Goal: The line that contains "Generate a Python" and every line after it, down to the last one, must be restated word for word, with no pictures.

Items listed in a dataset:
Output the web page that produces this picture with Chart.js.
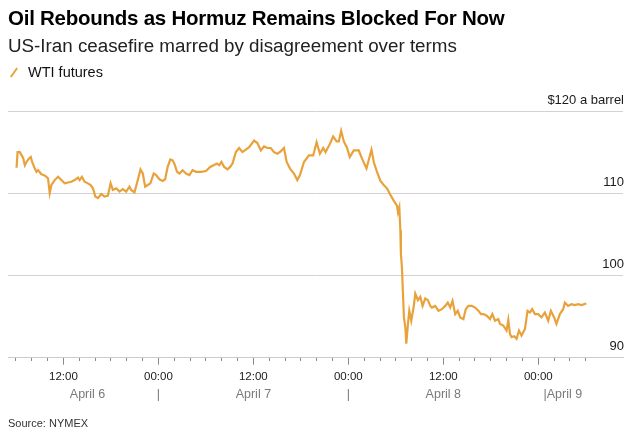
<!DOCTYPE html>
<html><head><meta charset="utf-8">
<script src="https://cdn.jsdelivr.net/npm/chart.js@4.4.1/dist/chart.umd.min.js"></script>
<style>
html,body{margin:0;padding:0;background:#fff;}
#wrap{position:relative;width:640px;height:439px;overflow:hidden;font-family:"Liberation Sans",Arial,sans-serif;}
#c{position:absolute;left:0;top:0;}
.t{position:absolute;left:8px;white-space:nowrap;color:#000;}
#title{top:6px;font-size:20.5px;font-weight:bold;letter-spacing:-0.25px;color:#000}
#sub{top:35px;font-size:18.8px;color:#222}
#leg{top:64px;left:28px;font-size:14.5px;color:#111}
#legicon{position:absolute;left:13px;top:67px;width:2px;height:11px;background:#E9A23B;transform:rotate(35deg);}
#src{top:417px;font-size:11px;color:#333}
</style></head><body>
<div id="wrap">
<canvas id="c" width="640" height="439"></canvas>
<div class="t" id="title">Oil Rebounds as Hormuz Remains Blocked For Now</div>
<div class="t" id="sub">US-Iran ceasefire marred by disagreement over terms</div>
<div id="legicon"></div>
<div class="t" id="leg">WTI futures</div>
<div class="t" id="src">Source: NYMEX</div>
</div>
<script>
// Hours since April 6 00:00
const hours = [6.08,6.21,6.50,6.91,7.13,7.34,7.63,7.88,8.05,8.39,
8.60,8.80,9.23,9.56,9.86,10.06,10.27,10.49,10.90,11.32,
11.75,12.16,12.58,13.01,13.42,13.84,14.05,14.34,14.68,15.10,
15.44,15.73,16.03,16.36,16.79,17.20,17.62,17.96,18.25,18.68,
19.09,19.51,19.93,20.35,20.56,20.98,21.40,21.74,22.03,22.33,
22.65,22.99,23.41,23.71,24.13,24.54,24.85,25.17,25.51,25.80,
26.02,26.36,26.65,27.06,27.49,27.91,28.32,28.75,29.38,30.01,
30.55,30.97,31.40,31.69,31.97,32.31,32.73,33.07,33.36,33.79,
34.20,34.62,35.05,35.46,36.09,36.51,36.94,37.35,37.77,38.20,
38.61,39.03,39.46,39.87,40.21,40.63,41.13,41.55,41.89,42.39,
43.02,43.56,43.99,44.41,44.82,45.12,45.67,46.08,46.51,46.80,
47.09,47.43,47.84,48.18,48.69,49.32,49.73,50.29,50.92,51.21,
51.62,52.05,52.47,52.88,53.31,53.73,54.14,54.27,54.44,54.57,
54.64,54.77,54.90,55.02,55.20,55.32,55.53,55.70,55.95,56.24,
56.46,56.79,57.09,57.38,57.72,58.05,58.35,58.55,58.98,59.39,
59.81,60.24,60.56,60.87,61.16,61.50,61.82,62.13,62.54,62.83,
63.17,63.59,64.02,64.43,64.77,65.06,65.48,65.90,66.19,66.53,
66.95,67.16,67.58,67.99,68.21,68.42,68.62,68.96,69.25,69.56,
69.88,70.31,70.64,70.94,71.23,71.57,71.99,72.40,72.83,73.25,
73.59,74.00,74.29,74.72,75.14,75.35,75.77,76.18,76.61,77.03,
77.44,78.07];
// WTI futures, $ a barrel
const prices = [113.1,115.0,115.0,114.3,113.4,113.8,114.2,114.4,113.8,113.0,
112.6,112.8,112.3,112.2,112.0,111.8,110.0,111.0,111.6,112.0,
111.6,111.2,111.3,111.4,111.6,111.9,111.6,112.0,111.4,111.2,
111.0,110.6,109.6,109.4,109.9,109.6,109.7,111.2,110.4,110.6,
110.2,110.5,110.2,110.8,110.4,110.1,111.6,112.9,112.4,110.8,
111.0,111.2,112.4,112.2,111.7,111.5,111.7,113.2,114.1,114.0,
113.6,112.6,112.4,112.8,112.4,112.2,112.8,112.6,112.6,112.7,
113.2,113.4,113.6,113.4,113.8,113.2,112.9,113.2,113.6,115.0,
115.5,115.0,115.3,115.6,116.4,116.1,115.2,115.7,115.5,115.5,
115.0,114.8,115.1,115.5,113.8,113.0,112.4,111.6,112.2,113.8,
114.6,114.6,116.2,114.8,115.5,115.0,116.0,116.9,116.3,116.3,
117.6,116.3,115.5,114.4,115.2,115.2,114.2,113.0,115.3,113.8,
112.6,111.5,111.0,110.6,109.8,109.1,108.5,107.7,108.3,105.5,
102.6,101.0,97.8,94.9,93.7,91.7,94.1,95.7,94.5,96.1,
97.8,97.0,97.4,96.3,97.2,97.0,96.3,96.1,96.3,95.7,
95.9,96.3,96.7,96.1,96.9,95.3,95.7,94.9,94.7,95.9,
96.3,96.3,96.1,95.7,95.3,95.3,95.1,94.7,95.3,94.5,
94.7,94.1,93.9,93.3,94.6,92.9,92.5,92.6,92.3,93.3,
92.7,93.5,95.7,95.5,95.9,95.3,95.3,94.9,95.5,94.5,
95.7,94.9,94.1,95.3,95.9,96.7,96.3,96.5,96.4,96.5,
96.4,96.6];

const tickHours = [6,8,10,12,14,16,18,20,22,24,26,28,30,32,34,36,38,40,42,44,46,48,50,52,54,56,58,60,62,64,66,68,70,72,74,76,78];
const timeLabelHours = [12,24,36,48,60,72];
const timeLabels = ['12:00','00:00','12:00','00:00','12:00','00:00'];
const dateLabelHours = [15.05,24,36,48,60,75.1];
const dateLabels = ['April 6','|','April 7','|','April 8','|April 9'];
const yTicks = [90,100,110,120];
const yLabels = ['90','100','110','$120 a barrel'];

const FONT = '"Liberation Sans", Arial, sans-serif';
const X_MIN = 5, X_MAX = 82.7;

new Chart(document.getElementById('c'), {
  type: 'line',
  data: {
    datasets: [{
      label: 'WTI futures',
      data: hours.map((h, i) => ({x: h, y: prices[i]})),
      borderColor: '#E9A23B',
      borderWidth: 2.2,
      pointRadius: 0,
      tension: 0,
      fill: false,
      xAxisID: 'x',
      yAxisID: 'y'
    }]
  },
  options: {
    responsive: false,
    devicePixelRatio: 1,
    animation: false,
    layout: { padding: { left: 8, right: 15, top: 111, bottom: 38 } },
    plugins: { legend: { display: false }, tooltip: { enabled: false }, title: { display: false } },
    scales: {
      x: {
        type: 'linear', position: 'bottom', min: X_MIN, max: X_MAX,
        afterBuildTicks: s => { s.ticks = tickHours.map(v => ({value: v})); },
        ticks: {
          autoSkip: false, maxRotation: 0, minRotation: 0, padding: 5,
          color: '#1a1a1a', font: { size: 11.5, family: FONT },
          callback: v => { const i = timeLabelHours.indexOf(v); return i >= 0 ? timeLabels[i] : ''; }
        },
        grid: {
          drawOnChartArea: false, drawTicks: true, tickLength: 7,
          tickColor: '#8a8a8a', tickWidth: 1,
          tickBorderDash: ctx => (ctx.tick && timeLabelHours.indexOf(ctx.tick.value) >= 0) ? [] : [3, 20]
        },
        border: { display: true, color: '#cccccc', width: 1 }
      },
      xDate: {
        type: 'linear', position: 'bottom', min: X_MIN, max: X_MAX,
        afterBuildTicks: s => { s.ticks = dateLabelHours.map(v => ({value: v})); },
        ticks: {
          autoSkip: false, maxRotation: 0, minRotation: 0, padding: 0,
          color: '#7a7a7a', font: { size: 12.5, family: FONT, lineHeight: 1.0 },
          callback: v => { const i = dateLabelHours.indexOf(v); return i >= 0 ? dateLabels[i] : ''; }
        },
        grid: { display: false, drawTicks: false },
        border: { display: false }
      },
      y: {
        type: 'linear', position: 'right', min: 90, max: 120,
        afterBuildTicks: s => { s.ticks = yTicks.map(v => ({value: v})); },
        ticks: {
          mirror: true, padding: 1, labelOffset: -11,
          color: '#1a1a1a', font: { size: 13, family: FONT },
          callback: v => { const i = yTicks.indexOf(v); return i >= 0 ? yLabels[i] : ''; }
        },
        grid: { color: '#d2d2d2', lineWidth: 1, drawTicks: false },
        border: { display: false }
      }
    }
  }
});
</script>
</body></html>
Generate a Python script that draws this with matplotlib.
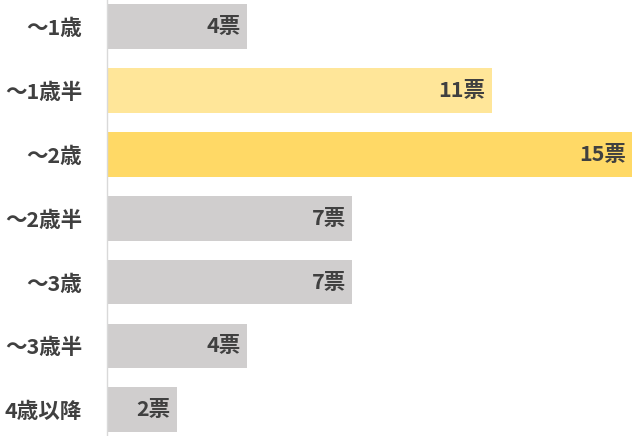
import matplotlib
matplotlib.use("Agg")
import matplotlib.pyplot as plt

categories = ["～1歳", "～1歳半", "～2歳", "～2歳半", "～3歳", "～3歳半", "4歳以降"]
votes = [4, 11, 15, 7, 7, 4, 2]
colors = ["#D0CECE", "#FFE699", "#FFD966", "#D0CECE", "#D0CECE", "#D0CECE", "#D0CECE"]
value_labels = [f"{v}票" for v in votes]

plt.rcParams['font.family'] = ['Noto Sans CJK JP', 'DejaVu Sans']

fig = plt.figure(figsize=(6.4, 4.36), dpi=100)
ax = fig.add_axes([107/640, 0, 525/640, 1])
y = list(range(len(categories)))
bars = ax.barh(y, votes, height=0.7, color=colors, zorder=2)
ax.set_xlim(0, 15)
ax.set_ylim(len(categories) - 0.59, -0.42)
ax.set_yticks(y)
ax.set_yticklabels(categories, fontsize=15.5, fontweight='bold', color='#404040')
ax.tick_params(axis='y', length=0, pad=18)
ax.set_xticks([])
for s in ['top', 'right', 'bottom']:
    ax.spines[s].set_visible(False)
ax.spines['left'].set_color('#D9D9D9')
ax.spines['left'].set_linewidth(1)
ax.spines['left'].set_zorder(3)
for yi, v, lab in zip(y, votes, value_labels):
    ax.annotate(lab, xy=(v, yi), xytext=(-4.5, 0), textcoords='offset points',
                ha='right', va='center', fontsize=15.5, fontweight='bold', color='#404040')
fig.savefig("out.png", dpi=100)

Complete answer:
Generate a Python script that draws this with matplotlib.
import matplotlib
matplotlib.use("Agg")
import matplotlib.pyplot as plt

categories = ["～1歳", "～1歳半", "～2歳", "～2歳半", "～3歳", "～3歳半", "4歳以降"]
votes = [4, 11, 15, 7, 7, 4, 2]
colors = ["#D0CECE", "#FFE699", "#FFD966", "#D0CECE", "#D0CECE", "#D0CECE", "#D0CECE"]
value_labels = [f"{v}票" for v in votes]

plt.rcParams['font.family'] = ['Noto Sans CJK JP', 'DejaVu Sans']

fig = plt.figure(figsize=(6.4, 4.36), dpi=100)
ax = fig.add_axes([107/640, 0, 525/640, 1])
y = list(range(len(categories)))
bars = ax.barh(y, votes, height=0.7, color=colors, zorder=2)
ax.set_xlim(0, 15)
ax.set_ylim(len(categories) - 0.59, -0.42)
ax.set_yticks(y)
ax.set_yticklabels(categories, fontsize=15.5, fontweight='bold', color='#404040')
ax.tick_params(axis='y', length=0, pad=18)
ax.set_xticks([])
for s in ['top', 'right', 'bottom']:
    ax.spines[s].set_visible(False)
ax.spines['left'].set_color('#D9D9D9')
ax.spines['left'].set_linewidth(1)
ax.spines['left'].set_zorder(3)
for yi, v, lab in zip(y, votes, value_labels):
    ax.annotate(lab, xy=(v, yi), xytext=(-4.5, 0), textcoords='offset points',
                ha='right', va='center', fontsize=15.5, fontweight='bold', color='#404040')
fig.savefig("out.png", dpi=100)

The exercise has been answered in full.